In Depth with Francis Rose features daily interviews with top government executives and contractors. Listen live from 4 to 7 p.m. or download his archived interviews below.
New roadmap envisions electronic record-keeping by 2020
Friday - 8/24/2012, 8:18pm EDT
By Dec. 31, 2019, federal agencies will be required, "to the fullest extent possible," to manage records electronically — including digital forms of communication, such as email — according to a directive from the Office of Management and Budget and the National Archives and Records Administration.
The new guidance comes nearly eight months after President Barack Obama issued a memo calling for agencies improve the archiving of digital records.
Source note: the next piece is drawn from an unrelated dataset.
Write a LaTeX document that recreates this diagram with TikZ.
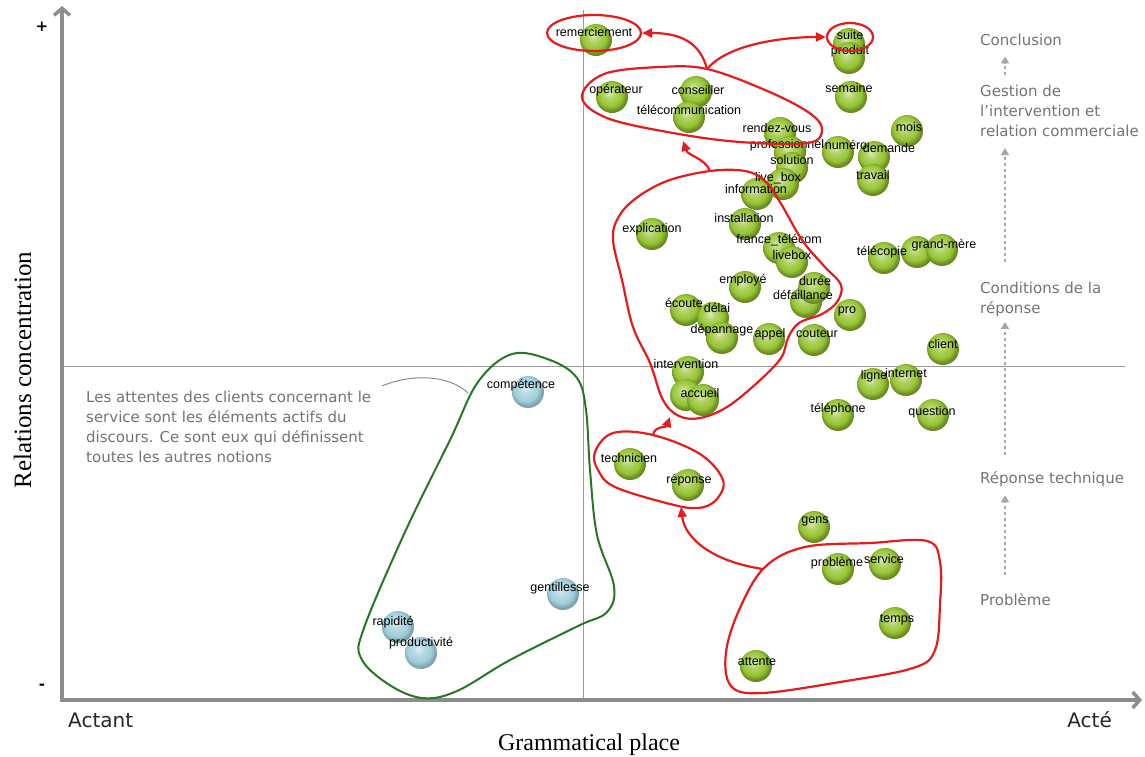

In a memo to the heads of agencies attached to the latest guidance, Jeffrey Zients, the acting OMB director, said updated records-management practices will bolster open government efforts and improve business processes at agencies.
Earlier deadlines loom
Ahead of the 2020 goal, the directive sets a number of incremental deadlines.
By Nov. 15, agencies must appoint a senior agency official tasked with overseeing records management. Over the next year, agencies must begin developing individual plans for meeting the 2020 deadline. Agencies should also consider digitizing existing analog records.
By 2016, agencies will be required to manage all email records — both permanent and temporary — using electronic methods. By that time, NARA plans to have already issued updated guidance for storing and disposing email records.
The new directive also requires agencies to better train staff about records-management practices, an oversight that has long plagued agencies' record-keeping practices. Nearly a quarter of federal agencies surveyed by NARA in its most recent annual report didn't provide records-management training to all senior staff.
By Dec. 31, 2014, the new guidance requires agencies to develop training for applicable employees.
NARA seeking solutions
In his memo last fall, Obama warned that the growing variety of digital communication — a "surge of information" — threatened to overwhelm the existing process for managing them.
The new directive aims for automated technologies to streamline the process and lighten the loads of records officials. The guidance directs NARA and the Federal Chief Information Officers Council to work with the private sector to develop "economically viable" solutions for better digital archiving.
NARA will also examine whether agencies' cloud-computing systems can support records-management components.